What Angle Minimizes Force to Make a Block Slip?

[atarr3]

Homework Statement

A person pulls on a block with a force F, at an angle theta with respect to the horizontal. The coefficient of friction between the block and the ground is mu. For what theta is the F required to make the block slip a minimum.

Homework Equations

Net force equations for static objects

The Attempt at a Solution

So I'm pretty sure I've got all of my equations right, but I'm having trouble simplifying my results further.
Ff=\mu N when the box slips and N=Mg-Fsin\theta Substitution gives \mu\left(Mg-Fsin\theta\right)=Fcos\theta I don't know how to solve for theta.

 

[aim1732]

For theta for minimum F, write F as an explicit function of theta and differentiate w.r.t theta.

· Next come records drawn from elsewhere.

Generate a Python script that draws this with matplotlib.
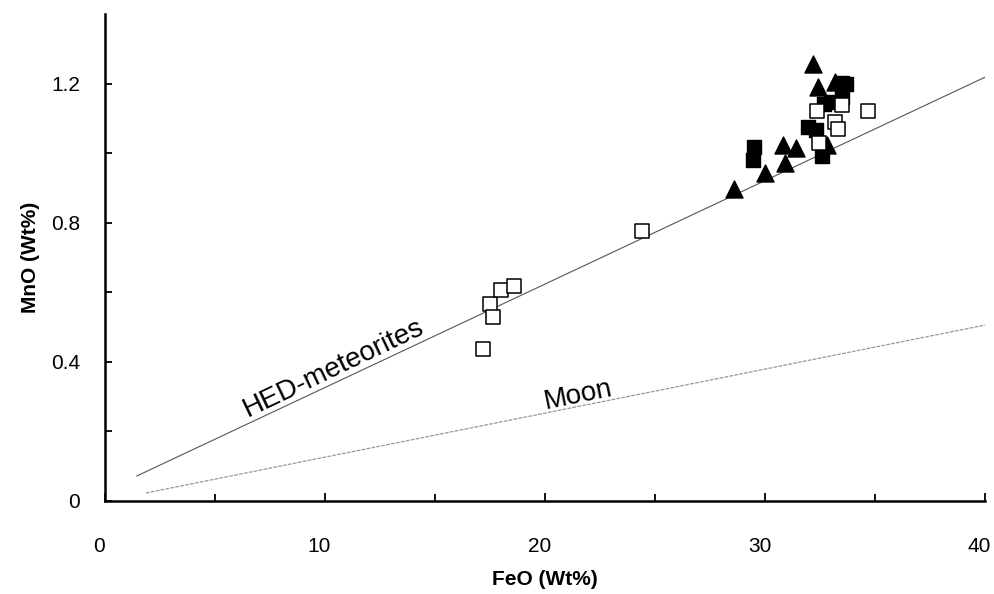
import numpy as np
import matplotlib.pyplot as plt
import matplotlib.transforms as mtransforms

plt.rcParams['font.family'] = ['Liberation Sans', 'DejaVu Sans']

# open squares
open_feo = [17.2, 17.5, 17.65, 18.0, 18.6, 24.4, 32.35, 33.5, 34.7, 33.2, 33.3, 32.45]
open_mno = [0.437, 0.567, 0.53, 0.607, 0.619, 0.777, 1.122, 1.14, 1.122, 1.091, 1.07, 1.03]

# filled squares
sq_feo = [29.5, 29.45, 32.6, 31.95, 32.3, 32.7, 33.5, 33.7, 33.5, 33.0]
sq_mno = [1.019, 0.981, 0.993, 1.076, 1.067, 1.142, 1.203, 1.2, 1.163, 1.148]

# filled triangles
tri_feo = [28.6, 30.0, 30.8, 30.9, 31.4, 32.2, 32.4, 33.2, 32.8]
tri_mno = [0.898, 0.944, 1.024, 0.973, 1.016, 1.258, 1.19, 1.206, 1.024]

# trend lines (start/end)
hed_x = [1.45, 40.0]
hed_y = [0.072, 1.219]
moon_x = [1.86, 40.0]
moon_y = [0.023, 0.506]

fig = plt.figure(figsize=(9.95, 5.94), dpi=100)
ax = fig.add_axes([0.1055, 0.1566, 0.8845, 0.8194])

ax.plot(hed_x, hed_y, color='#555555', lw=0.8)
ax.plot(moon_x, moon_y, color='#999999', lw=0.9, ls=(0, (3, 1)))

ax.scatter(sq_feo, sq_mno, marker='s', s=115, color='black', zorder=3)
ax.scatter(tri_feo, tri_mno, marker='^', s=150, color='black', zorder=3)
ax.scatter(open_feo, open_mno, marker='s', s=115, facecolor='white',
           edgecolor='black', linewidth=1.1, zorder=4)

ax.text(10.4, 0.383, 'HED-meteorites', fontsize=20, rotation=25.5,
        ha='center', va='center')
ax.text(21.5, 0.305, 'Moon', fontsize=20, rotation=11.5,
        ha='center', va='center')

ax.set_xlim(0, 40)
ax.set_ylim(0, 1.4)
ax.set_xticks([0, 10, 20, 30, 40])
ax.set_xticks([5, 15, 25, 35], minor=True)
ax.set_yticks([0, 0.4, 0.8, 1.2])
ax.set_yticklabels(['0', '0.4', '0.8', '1.2'])
ax.set_yticks([0.2, 0.6, 1.0], minor=True)
ax.tick_params(axis='x', which='both', direction='in', length=6, width=1.3,
               pad=26, labelsize=15)
ax.tick_params(axis='y', which='both', direction='in', length=5, width=1.3,
               pad=18, labelsize=15)
ax.tick_params(which='minor', length=5)

# nudge x tick labels a little left so "40" stays inside the figure
shift = mtransforms.ScaledTranslation(-4 / 72, 0, fig.dpi_scale_trans)
for lab in ax.get_xticklabels():
    lab.set_transform(lab.get_transform() + shift)

for s in ['top', 'right']:
    ax.spines[s].set_visible(False)
for s in ['left', 'bottom']:
    ax.spines[s].set_linewidth(1.8)

ax.set_xlabel('FeO (Wt%)', fontsize=15, fontweight='bold', labelpad=10)
ax.set_ylabel('MnO (Wt%)', fontsize=15, fontweight='bold', labelpad=8)

fig.savefig('out.png', dpi=100)
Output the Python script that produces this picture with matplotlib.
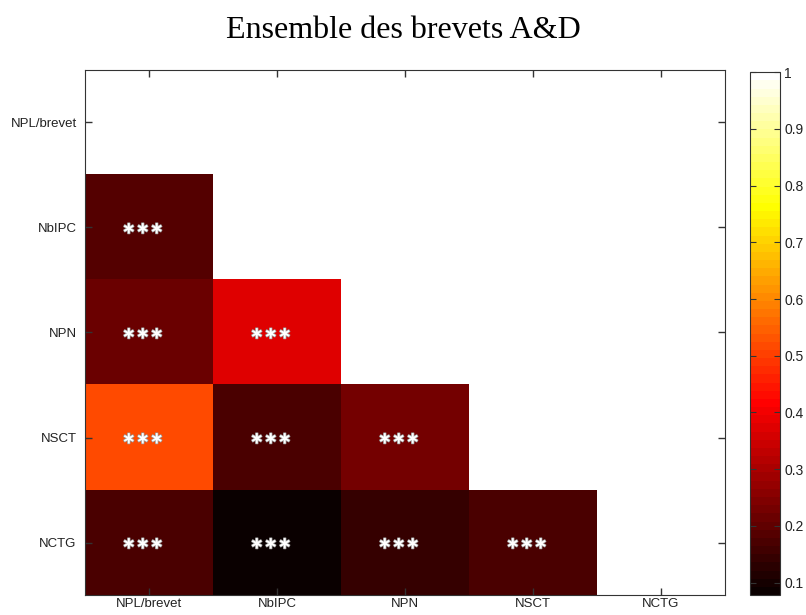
import numpy as np
import matplotlib.pyplot as plt
import matplotlib.patheffects as pe

labels = ["NPL/brevet", "NbIPC", "NPN", "NSCT", "NCTG"]
# lower triangle values, row by row (row i has i values)
row_nbipc = [0.180]
row_npn = [0.220, 0.372]
row_nsct = [0.519, 0.168, 0.225]
row_nctg = [0.176, 0.080, 0.141, 0.176]
stars = "\u2217\u2217\u2217"

vmin, vmax = 0.078, 1.0

n = len(labels)
corr = np.full((n, n), np.nan)
for i, row in enumerate([row_nbipc, row_npn, row_nsct, row_nctg], start=1):
    corr[i, :len(row)] = row

fig = plt.figure(figsize=(8.06, 6.15), dpi=100)
ax = fig.add_axes([0.1055, 0.0325, 0.794, 0.8537])
cax = fig.add_axes([0.9305, 0.0325, 0.0372, 0.850])

cmap = plt.get_cmap("hot", 64).copy()
cmap.set_bad("white")
im = ax.imshow(np.ma.masked_invalid(corr), cmap=cmap, vmin=vmin, vmax=vmax,
               aspect="auto", interpolation="nearest")

for i in range(n):
    for j in range(n):
        if not np.isnan(corr[i, j]):
            ax.text(j - 0.05, i + 0.01, stars, color="white", ha="center", va="center",
                    fontsize=12, fontweight="bold", family="DejaVu Sans",
                    path_effects=[pe.withStroke(linewidth=1.0, foreground="#999999")])

ax.set_xticks(range(n))
ax.set_xticklabels(labels)
ax.set_yticks(range(n))
ax.set_yticklabels(labels)
ax.tick_params(direction="in", top=True, right=True, length=5, width=1,
               color="#333333", labelsize=9.5)
ax.tick_params(axis="x", pad=2)
ax.tick_params(axis="y", pad=6)
for lbl in ax.get_xticklabels() + ax.get_yticklabels():
    lbl.set_family("Liberation Sans")
    lbl.set_color("#222222")
for s in ax.spines.values():
    s.set_color("#333333")

cb = fig.colorbar(im, cax=cax)
cb.set_ticks(np.arange(0.1, 1.01, 0.1))
cb.set_ticklabels(["0.1", "0.2", "0.3", "0.4", "0.5", "0.6", "0.7", "0.8", "0.9", "1"])
cax.tick_params(direction="in", left=True, right=True, length=4, color="#333333",
                labelsize=10, pad=3)
for lbl in cax.get_yticklabels():
    lbl.set_family("Liberation Sans")
    lbl.set_color("#222222")
cb.outline.set_edgecolor("#333333")

fig.text(0.5, 0.951, "Ensemble des brevets A&D", ha="center", va="center",
         fontsize=23, family="Liberation Serif")

fig.savefig("out.png", dpi=100)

Put it equal to zero(the calculus concept of maxima and minima).

 

[atarr3]

But I'm not trying to find the minimum F, I'm trying to find the minimum theta.

 

[atarr3]

Ok I think I have it now. I maximize the denominator in F=\frac{\mu Mg}{cos\theta+\mu sin\theta} so the derivative is \mu cos\theta-sin\theta=0 So tan\theta=\mu

 

[aim1732]

As an afterthought, don't you think the minimum theta is zero?